Future Directions: Real-Time Analytics and Digital Twins
As technology advances, the cruise industry is poised to adopt even more sophisticated analytics capabilities:
Digital Twins of Cruise Ships
A digital twin is a virtual replica of a physical ship that is continuously updated with real-time sensor data. Operators can run simulations—e.g., “what happens to fuel efficiency if we reduce speed by 0.5 knots?”—without affecting the actual vessel. Real-time digital twins also enable predictive maintenance at the component level, suggesting exactly which part needs replacement and when, based on cumulative wear patterns. Norwegian Cruise Line has piloted digital twins for its Breakaway Plus-class ships, reporting improved engine reliability and 8% lower lifecycle maintenance costs.
AI-Driven Autonomy and Navigation Assistance
While fully autonomous cruise ships are still distant, AI is increasingly used to assist bridge officers. Machine learning models analyze radar, AIS (Automatic Identification System), and weather data to suggest optimal routes that avoid storms, reduce fuel burn, and comply with emission control areas. Some systems also detect risk of collision earlier than traditional radar, giving officers more time to maneuver.

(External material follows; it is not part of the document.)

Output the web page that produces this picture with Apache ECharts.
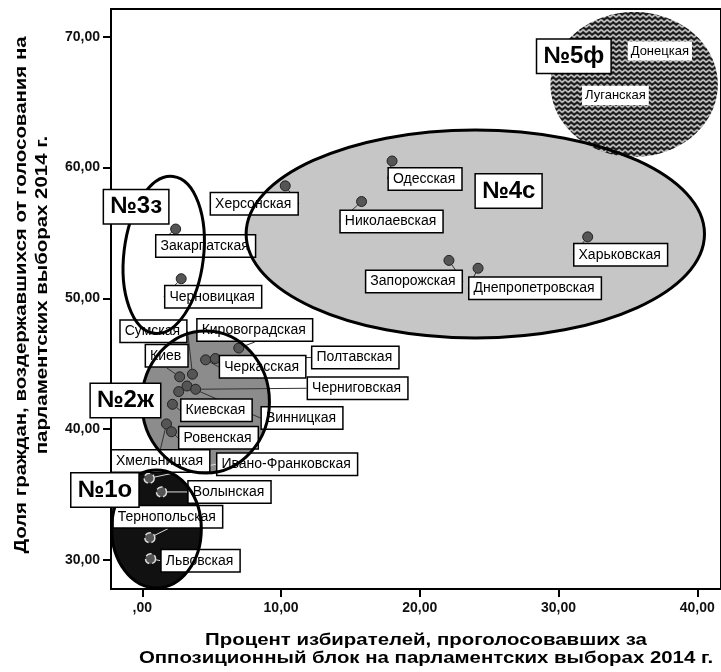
<!DOCTYPE html>
<html>
<head>
<meta charset="utf-8">
<script src="https://cdn.jsdelivr.net/npm/echarts@6/dist/echarts.min.js"></script>
<style>
  html, body { margin: 0; padding: 0; background: #fff; }
  #chart { width: 721px; height: 672px; }
</style>
</head>
<body>
<div id="chart"></div>
<script>
  // области: % за Оппозиционный блок (x) и % неучастия (y), номер кластера
  var regions = ['Херсонская', 'Одесская', 'Николаевская', 'Харьковская', 'Запорожская', 'Днепропетровская',
    'Донецкая', 'Луганская',
    'Закарпатская', 'Черновицкая',
    'Кировоградская', 'Черкасская', 'Полтавская', 'Киев', 'Сумская', 'Винницкая', 'Черниговская', '',
    'Киевская', 'Хмельницкая', 'Ровенская',
    'Ивано-Франковская', 'Волынская', 'Тернопольская', 'Львовская']
  var oppBloc = [10.3, 18.0, 15.8, 32.1, 22.1, 24.2,
    37.3, 34.1,
    2.4, 2.8,
    6.95, 4.56, 5.26, 2.69, 3.61, 3.22, 3.84, 2.62,
    2.17, 1.74, 2.1,
    0.49, 1.38, 0.54, 0.59]
  var abstain = [58.6, 60.5, 57.4, 54.7, 52.9, 52.3,
    68.9, 65.5,
    55.3, 51.5,
    46.2, 45.3, 45.4, 44.0, 44.2, 43.3, 43.05, 42.87,
    41.9, 40.4, 39.8,
    36.25, 35.2, 31.7, 30.1]
  var cluster = [4, 4, 4, 4, 4, 4,
    5, 5,
    3, 3,
    2, 2, 2, 2, 2, 2, 2, 2,
    2, 2, 2,
    1, 1, 1, 1]
  var xTicks = [0, 10, 20, 30, 40]
  var yTicks = [30, 40, 50, 60, 70]

  var FONT = '"Liberation Sans", Arial, sans-serif'

  // сдвиг подписи от точки, px
  var labelShift = {
    'Херсонская': [-31, 18], 'Одесская': [33, 18], 'Николаевская': [30, 20], 'Харьковская': [33, 18],
    'Запорожская': [-35, 21], 'Днепропетровская': [57, 20],
    'Закарпатская': [30, 17], 'Черновицкая': [32, 18],
    'Кировоградская': [16, -18], 'Черкасская': [57, 7], 'Полтавская': [140, -1], 'Киев': [-13, -21],
    'Сумская': [-39, -43], 'Винницкая': [115, 32], 'Черниговская': [162, -1], 'Киевская': [44, 6],
    'Хмельницкая': [-6, 37], 'Ровенская': [47, 6],
    'Ивано-Франковская': [138, -14], 'Волынская': [68, 0], 'Тернопольская': [18, -21], 'Львовская': [50, 2]
  }

  function tickText(v) {
    var s = v.toFixed(2).replace('.', ',')
    return s.indexOf('0,') === 0 ? s.slice(1) : s
  }

  function clusterData(c) {
    var pts = []
    regions.forEach(function (name, i) {
      if (cluster[i] !== c) return
      var item = { name: name, value: [oppBloc[i], abstain[i]] }
      if (!name) item.label = { show: false }
      pts.push(item)
    })
    return pts
  }

  var labelBase = {
    show: true, formatter: '{b}', position: 'inside',
    fontFamily: FONT, fontSize: 14, color: '#000', lineHeight: 16,
    backgroundColor: '#fff', borderColor: '#000', borderWidth: 1.5, padding: [3, 6, 2, 4]
  }

  function makeSeries(c) {
    var s = {
      type: 'scatter', z: 2, data: clusterData(c), symbolSize: 10,
      itemStyle: { color: '#555', borderColor: '#222', borderWidth: 1, opacity: 1 },
      label: labelBase,
      labelLine: { show: true, lineStyle: { color: '#333', width: 1 } },
      labelLayout: function (p) {
        var d = labelShift[p.text] || [0, 0]
        return { dx: d[0], dy: d[1] }
      }
    }
    if (c === 1) {
      s.itemStyle = { color: '#555', borderColor: '#ddd', borderWidth: 1.5, borderType: 'dashed', opacity: 1 }
      s.labelLine = { show: true, lineStyle: { color: '#ddd', width: 1 } }
    }
    if (c === 5) {
      s.itemStyle = { color: 'rgba(0,0,0,0)', borderWidth: 0, opacity: 1 }
      s.label = Object.assign({}, labelBase, { borderWidth: 0, fontSize: 13, padding: [2, 3, 1, 3] })
      s.labelLine = { show: false }
    }
    return s
  }

  var chart = echarts.init(document.getElementById('chart'))
  chart.setOption({
    animation: false,
    grid: { left: 111, top: 9, width: 612, height: 580, show: true, borderColor: '#000', borderWidth: 2, backgroundColor: '#fff' },
    xAxis: {
      type: 'value', min: -2.26, max: 41.71, z: 6,
      splitLine: { show: false },
      axisLine: { show: true, onZero: false, lineStyle: { color: '#000', width: 2 } },
      axisTick: { show: true, length: 8, customValues: xTicks, lineStyle: { color: '#000', width: 2 } },
      axisLabel: { customValues: xTicks, formatter: tickText, fontFamily: FONT, fontWeight: 'bold', fontSize: 14, color: '#111', margin: 12 }
    },
    yAxis: {
      type: 'value', min: 27.78, max: 72.12, z: 6,
      splitLine: { show: false },
      axisLine: { show: true, onZero: false, lineStyle: { color: '#000', width: 2 } },
      axisTick: { show: true, length: 8, customValues: yTicks, lineStyle: { color: '#000', width: 2 } },
      axisLabel: { customValues: yTicks, formatter: tickText, fontFamily: FONT, fontWeight: 'bold', fontSize: 14, color: '#111', margin: 11 }
    },
    series: [makeSeries(4), makeSeries(5), makeSeries(3), makeSeries(2), makeSeries(1)]
  })

  // ---- кластеры (эллипсы) и подписи групп, в единицах осей ----
  function herringbone() {
    var c = document.createElement('canvas')
    c.width = 6; c.height = 5
    var g = c.getContext('2d')
    g.fillStyle = '#111'; g.fillRect(0, 0, 6, 5)
    g.strokeStyle = '#fff'; g.lineWidth = 1.3
    g.beginPath()
    for (var y = -5; y <= 10; y += 5) {
      g.moveTo(0, y + 3); g.lineTo(3, y)
      g.moveTo(3, y); g.lineTo(6, y + 3)
    }
    g.stroke()
    return c
  }
  var zones = [
    { cx: 24.0, cy: 54.92, rx: 16.52, ry: 7.95, fill: '#c6c6c6', stroke: true, rot: 0, z2: 0 },
    { cx: 35.45, cy: 66.35, rx: 6.03, ry: 5.54, fill: { image: herringbone(), repeat: 'repeat' }, stroke: false, rot: 0, z2: 1 },
    { cx: 1.54, cy: 53.32, rx: 2.87, ry: 6.04, fill: null, stroke: true, rot: -0.12, z2: 0 },
    { cx: 4.56, cy: 42.08, rx: 4.6, ry: 5.43, fill: '#8c8c8c', stroke: true, rot: 0, z2: 0 },
    { cx: 1.02, cy: 32.37, rx: 3.23, ry: 4.51, fill: '#111', stroke: true, rot: 0, z2: 0 }
  ]
  var groupTags = [
    { text: '№5ф', at: [31.1, 68.5] },
    { text: '№4с', at: [26.4, 58.2] },
    { text: '№3з', at: [-0.45, 57.0] },
    { text: '№2ж', at: [-1.22, 42.2] },
    { text: '№1о', at: [-2.7, 35.35] }
  ]

  function px(p) { return chart.convertToPixel({ gridIndex: 0 }, p) }

  var graphics = []
  zones.forEach(function (zn) {
    var c = px([zn.cx, zn.cy])
    var rx = px([zn.cx + zn.rx, zn.cy])[0] - c[0]
    var ry = c[1] - px([zn.cx, zn.cy + zn.ry])[1]
    if (zn.fill) {
      graphics.push({ type: 'ellipse', x: c[0], y: c[1], rotation: zn.rot, z: 1, z2: zn.z2, silent: true,
        shape: { cx: 0, cy: 0, rx: rx, ry: ry }, style: { fill: zn.fill, stroke: null } })
    }
    if (zn.stroke) {
      graphics.push({ type: 'ellipse', x: c[0], y: c[1], rotation: zn.rot, z: 5, silent: true,
        shape: { cx: 0, cy: 0, rx: rx, ry: ry }, style: { fill: null, stroke: '#000', lineWidth: 3 } })
    }
  })
  groupTags.forEach(function (t) {
    var c = px(t.at)
    graphics.push({ type: 'text', x: c[0], y: c[1], z: 7, silent: true,
      style: { text: t.text, font: 'bold 24px ' + FONT, fill: '#000', align: 'center', verticalAlign: 'middle',
        textAlign: 'center', textVerticalAlign: 'middle',
        backgroundColor: '#fff', borderColor: '#000', borderWidth: 1.5, padding: [5, 6, 4, 6] } })
  })
  // подписи осей (в оригинале шрифт растянут по горизонтали)
  graphics.push({ type: 'text', x: 426, y: 649, scaleX: 1.2, z: 7, silent: true,
    style: { text: 'Процент избирателей, проголосовавших за\nОппозиционный блок на парламентских выборах 2014 г.',
      font: 'bold 17px ' + FONT, fill: '#000', align: 'center', verticalAlign: 'middle',
      textAlign: 'center', textVerticalAlign: 'middle', lineHeight: 18 } })
  graphics.push({ type: 'text', x: 32, y: 295, rotation: Math.PI / 2, scaleX: 1.2, z: 7, silent: true,
    style: { text: 'Доля граждан, воздержавшихся от голосования на\nпарламентских выборах 2014 г.',
      font: 'bold 17px ' + FONT, fill: '#000', align: 'center', verticalAlign: 'middle',
      textAlign: 'center', textVerticalAlign: 'middle', lineHeight: 21 } })

  chart.setOption({ graphic: { elements: graphics } })
</script>
</body>
</html>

Integration with IoT and Wearable Technology
Wearable bands and smartphone apps already track passenger movements and preferences. In the future, real-time location data will enable dynamic seat assignments in theaters, personalized wayfinding, and instant service alerts. For example, if a guest is walking past a bar that offers their favorite cocktail, the app could push a discount offer. This level of real-time personalization requires robust edge analytics to handle sub-second response times without overloading satellite connections.
Sustainability Analytics
Environmental regulations are tightening, and big data plays a crucial role in monitoring and reducing emissions. Advanced analytics can predict the optimal time for shore power connection, manage onboard energy storage, and optimize waste treatment processes. Cruise lines are also using data to track carbon intensity across the fleet and report progress toward IMO greenhouse gas reduction targets. Real-time analytics of exhaust gas cleaning systems (scrubbers) ensures compliance with sulfur emission limits.
Conclusion
Big data analytics has moved from a competitive advantage to an operational necessity for the modern cruise industry. By predicting performance trends—from engine failures to passenger preferences—cruise lines can operate more efficiently, reduce environmental impact, and deliver memorable experiences that drive loyalty. Challenges such as data governance, integration costs, and bandwidth constraints remain, but ongoing advances in edge computing, AI, and satellite connectivity are steadily dissolving these barriers. As sensors become cheaper and algorithms become smarter, the gap between data collection and actionable insight will continue to narrow. The cruise lines that invest today in robust big data infrastructure and analytics talent will be best positioned to navigate the choppy waters of tomorrow’s market.